Superradiant scattering from a hydrodynamic vortex
T.R. Slatyer, C.M. Savage

TL;DR
This paper demonstrates that sound waves can be amplified through superradiant scattering in hydrodynamic vortices, revealing analogies with black hole physics and suggesting experimental tests in Bose-Einstein condensates.
Contribution
It shows superradiant scattering occurs in hydrodynamic vortices without a sonic horizon, expanding the understanding of wave amplification in fluid analogues of black holes.
Findings
Sound waves are amplified when scattered from a vortex.
Superradiance occurs without a sonic horizon in hydrodynamic analogues.
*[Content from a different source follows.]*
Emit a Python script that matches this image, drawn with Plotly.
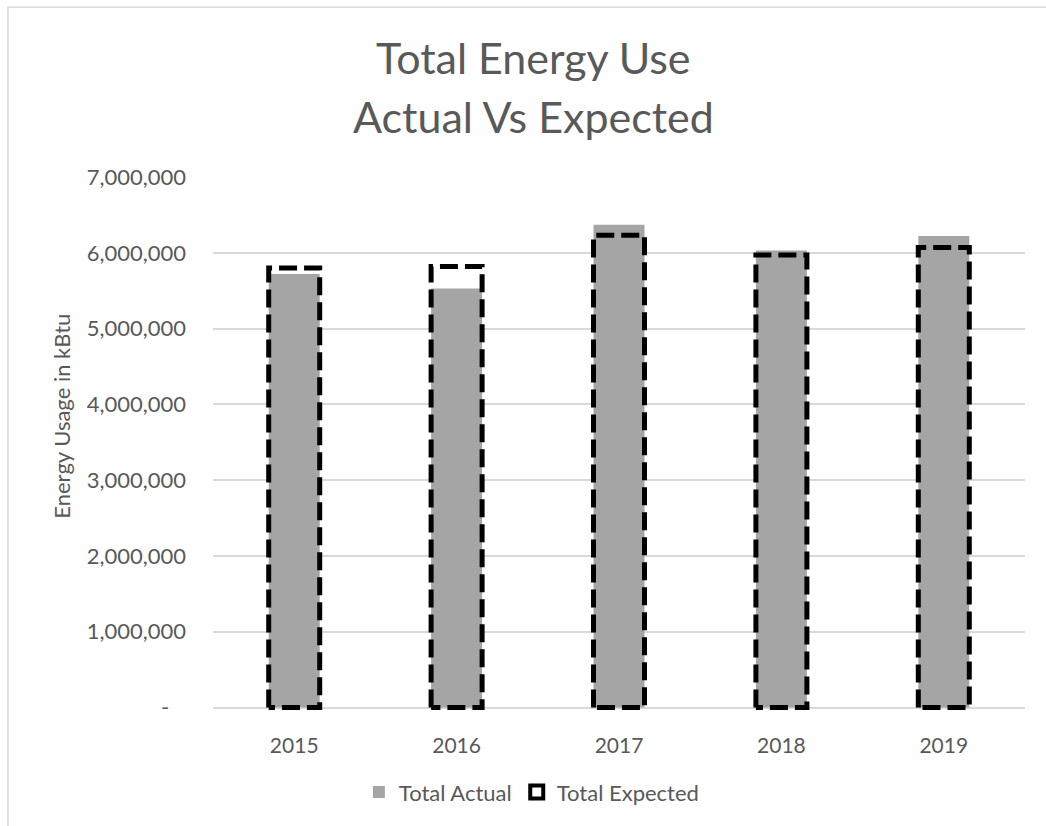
import plotly.graph_objects as go

# Annual totals in kBtu
years = ["2015", "2016", "2017", "2018", "2019"]
total_actual = [5720000, 5530000, 6370000, 6030000, 6220000]
total_expected = [5800000, 5820000, 6230000, 5970000, 6070000]

y_ticks = [0, 1000000, 2000000, 3000000, 4000000, 5000000, 6000000, 7000000]
y_tick_text = ["-\u00a0\u00a0\u00a0", "1,000,000", "2,000,000", "3,000,000",
               "4,000,000", "5,000,000", "6,000,000", "7,000,000"]

FONT = "Lato"
TEXT = "#595959"
GRID = "#D9D9D9"
BAR_W = 0.314
half = BAR_W / 2

positions = list(range(len(years)))

fig = go.Figure()

fig.add_trace(go.Bar(
    x=positions, y=total_actual, width=BAR_W,
    marker=dict(color="#A5A5A5", line=dict(width=0)),
    name="Total Actual",
))

# Expected values drawn as dashed, unfilled bar outlines
ox, oy = [], []
for i, v in zip(positions, total_expected):
    ox += [i - half, i - half, i + half, i + half, i - half, None]
    oy += [0, v, v, 0, 0, None]
fig.add_trace(go.Scatter(
    x=ox, y=oy, mode="lines",
    line=dict(color="black", width=5, dash="18px,7px"),
    showlegend=False, hoverinfo="skip",
))
fig.add_trace(go.Scatter(
    x=[None], y=[None], mode="markers", name="Total Expected",
    marker=dict(symbol="square-open", size=13, color="black",
                line=dict(width=4, color="black")),
))

fig.update_layout(
    width=1046, height=826,
    margin=dict(l=213, r=21, t=177, b=115),
    paper_bgcolor="white", plot_bgcolor="white",
    font=dict(family=FONT, color=TEXT, size=22),
    barmode="overlay",
    showlegend=True,
    legend=dict(orientation="h", xref="container", yref="container",
                x=0.508, xanchor="center", y=0.041, yanchor="middle",
                font=dict(family=FONT, size=22, color=TEXT),
                itemwidth=30, traceorder="normal"),
    xaxis=dict(range=[-0.5, 4.5], tickvals=positions, ticktext=years,
               showgrid=False, zeroline=False, showline=False, ticks="",
               ticklabelstandoff=20, tickfont=dict(size=21, color=TEXT)),
    yaxis=dict(range=[-45000, 7000000], tickvals=y_ticks, ticktext=y_tick_text,
               showgrid=True, gridcolor=GRID, gridwidth=1.5,
               zeroline=True, zerolinecolor=GRID, zerolinewidth=1.5,
               showline=False, ticks="", ticklabelstandoff=26,
               tickfont=dict(size=22, color=TEXT)),
    annotations=[
        dict(text="Total Energy Use", xref="paper", yref="paper",
             x=0.395, y=1.224, xanchor="center", yanchor="middle",
             showarrow=False, font=dict(family=FONT, size=43, color=TEXT)),
        dict(text="Actual Vs Expected", xref="paper", yref="paper",
             x=0.395, y=1.114, xanchor="center", yanchor="middle",
             showarrow=False, font=dict(family=FONT, size=43, color=TEXT)),
        dict(text="Energy Usage in kBtu", xref="paper", yref="paper",
             x=-0.186, y=0.553, xanchor="center", yanchor="middle",
             textangle=-90, showarrow=False,
             font=dict(family=FONT, size=22, color=TEXT)),
    ],
    shapes=[
        dict(type="rect", xref="paper", yref="paper",
             x0=-0.2525, x1=1.04, y0=-0.23, y1=1.318,
             line=dict(color=GRID, width=1.5), fillcolor="rgba(0,0,0,0)",
             layer="below"),
    ],
)

fig.write_html("out.html")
Potential experimental realization in Bose-Einstein condensates is proposed.
Abstract
We show that sound waves scattered from a hydrodynamic vortex may be amplified. Such superradiant scattering follows from the physical analogy between spinning black holes and hydrodynamic vortices. However a sonic horizon analogous to the black hole event horizon does not exist unless the vortex possesses a central drain, which is challenging to produce experimentally. In the astrophysical domain, superradiance can occur even in the absence of an event horizon: we show that in the hydrodynamic analogue, a drain is not required and a vortex scatters sound superradiantly. Possible experimental realization in dilute gas Bose-Einstein condensates is discussed.